Last night Larry and I watched the documentary, In Debt We Trust, which was released in 2006. It's probably been in my Netflix cue since its release date, but I'm a little behind. Anyway, the flick is now a bit dated.
Watching it, I was struck by the accuracy of the predictions it made about the (then) looming burst of the real estate bubble and the rash of foreclosures to follow. People knew (at least some people knew and they were shouting it from the rooftops) that the trends in finance so widespread at the time could only lead to disaster. They were unsustainable.

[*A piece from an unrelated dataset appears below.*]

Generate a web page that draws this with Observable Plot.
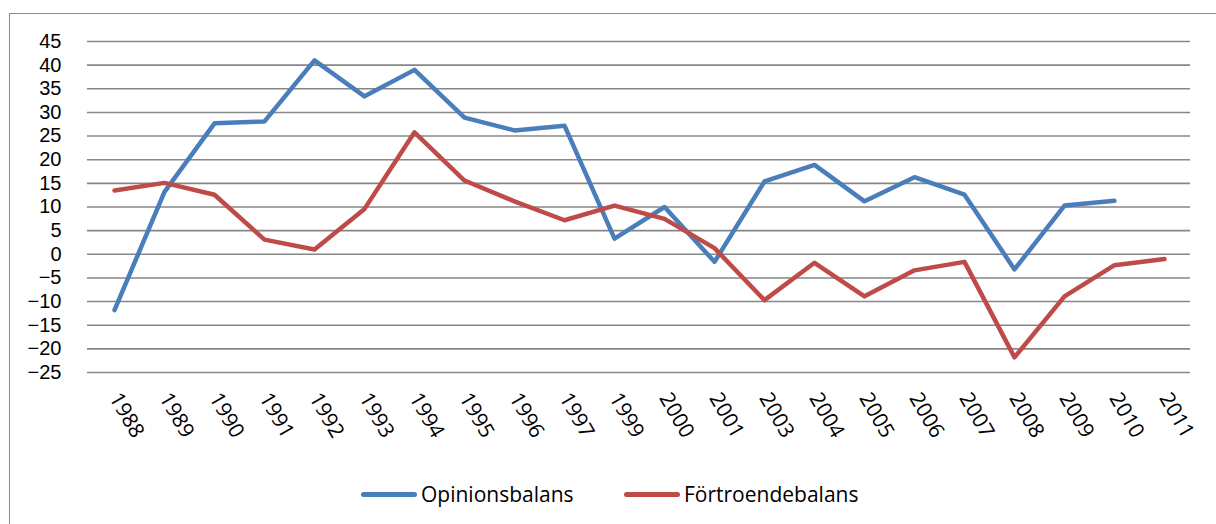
<!DOCTYPE html>
<html>
<head>
<meta charset="utf-8">
<script src="https://cdn.jsdelivr.net/npm/d3@7"></script>
<script src="https://cdn.jsdelivr.net/npm/@observablehq/plot@0.6"></script>
<style>
  html, body { margin: 0; padding: 0; background: #fff; overflow: hidden; width: 1216px; height: 524px; }
  #frame { position: absolute; left: 9px; top: 13px; width: 1400px; height: 700px; border: 1.5px solid #8a8a8a; box-sizing: border-box; }
  #chart { position: absolute; left: 0; top: 0; }
  #legend { position: absolute; left: 0; top: 480px; width: 1216px; height: 28px; font-family: "Open Sans", sans-serif; font-size: 21px; color: #000; }
  .item { position: absolute; top: 0; display: flex; align-items: center; height: 28px; }
  .sw { display: inline-block; width: 56px; height: 5px; border-radius: 3px; margin-right: 4px; }
  .yax text { font-family: "Liberation Sans", sans-serif; }
</style>
</head>
<body>
<div id="frame"></div>
<div id="chart"></div>
<div id="legend">
  <div class="item" style="left:361px"><span class="sw" style="background:#4a7ebb"></span><span>Opinionsbalans</span></div>
  <div class="item" style="left:624px"><span class="sw" style="background:#be4b48"></span><span>Förtroendebalans</span></div>
</div>
<script>
const years = ["1988","1989","1990","1991","1992","1993","1994","1995","1996","1997","1999","2000","2001","2003","2004","2005","2006","2007","2008","2009","2010","2011"];
const opinionsbalans = [-11.8, 13.2, 27.7, 28.1, 41.0, 33.4, 39.0, 28.9, 26.2, 27.2, 3.3, 10.0, -1.6, 15.4, 18.9, 11.2, 16.3, 12.6, -3.2, 10.3, 11.3, null];
const fortroendebalans = [13.5, 15.1, 12.6, 3.1, 1.0, 9.6, 25.8, 15.6, 11.2, 7.2, 10.3, 7.5, 1.3, -9.7, -1.8, -8.9, -3.4, -1.6, -21.8, -8.9, -2.3, -1.0];
const yTicks = [-25, -20, -15, -10, -5, 0, 5, 10, 15, 20, 25, 30, 35, 40, 45];
const seriesNames = ["Opinionsbalans", "Förtroendebalans"];
const seriesColors = ["#4a7ebb", "#be4b48"];

const rows = [];
years.forEach((y, i) => {
  rows.push({year: y, value: opinionsbalans[i], series: seriesNames[0]});
  rows.push({year: y, value: fortroendebalans[i], series: seriesNames[1]});
});

const chart = Plot.plot({
  width: 1216,
  height: 470,
  marginLeft: 87,
  marginRight: 26,
  marginTop: 41,
  marginBottom: 98,
  style: {fontFamily: "'Open Sans', sans-serif", fontSize: "21px", color: "#000", background: "transparent", overflow: "visible"},
  x: {type: "point", domain: years, padding: 0.5, label: null},
  y: {domain: [-25, 45], label: null},
  color: {domain: seriesNames, range: seriesColors},
  marks: [
    Plot.ruleY(yTicks, {stroke: "#868686", strokeWidth: 1.6}),
    Plot.axisY({ticks: yTicks, tickSize: 0, tickPadding: 26, fontSize: 20, label: null, className: "yax"}),
    Plot.axisX({tickSize: 0, tickPadding: 22, tickRotate: 60, fontSize: 21, label: null}),
    Plot.line(rows, {x: "year", y: "value", z: "series", stroke: "series", strokeWidth: 4.5, strokeLinejoin: "round", strokeLinecap: "round"})
  ]
});
document.getElementById("chart").appendChild(chart);
</script>
</body>
</html>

Their voices called for a return to sanity. They verbalized such radical ideas as living within your means (to consumers) and loaning money only to people who could reasonably be expected to pay it back (to banks and mortgage companies). Smart banks and smart consumers heeded such prophecies and they're still solvent as a result. A lot of others ignored the warnings and wound up losing their big new shiny houses on the auction block.
We're in the same spot with the environment today. We've got a bubble of garbage primarily composed of plastic and twice the size of Texas swirling around in the Pacific. Smart people are shouting the warning from the rooftops. They're telling us that the way we're trashing our planet and squandering our resources has got to stop.
It's just not sustainable.



Julie, this is a great video. Thanks for sharing it. I've been trying to get friends and organizations serving coffee to use paper (Dollar Store has 'em) instead of the persistent styrofoam. I've read of the Pacific Gyre and the levels of plastic waste that gather in the marinas in Hawaii. We gotta do better!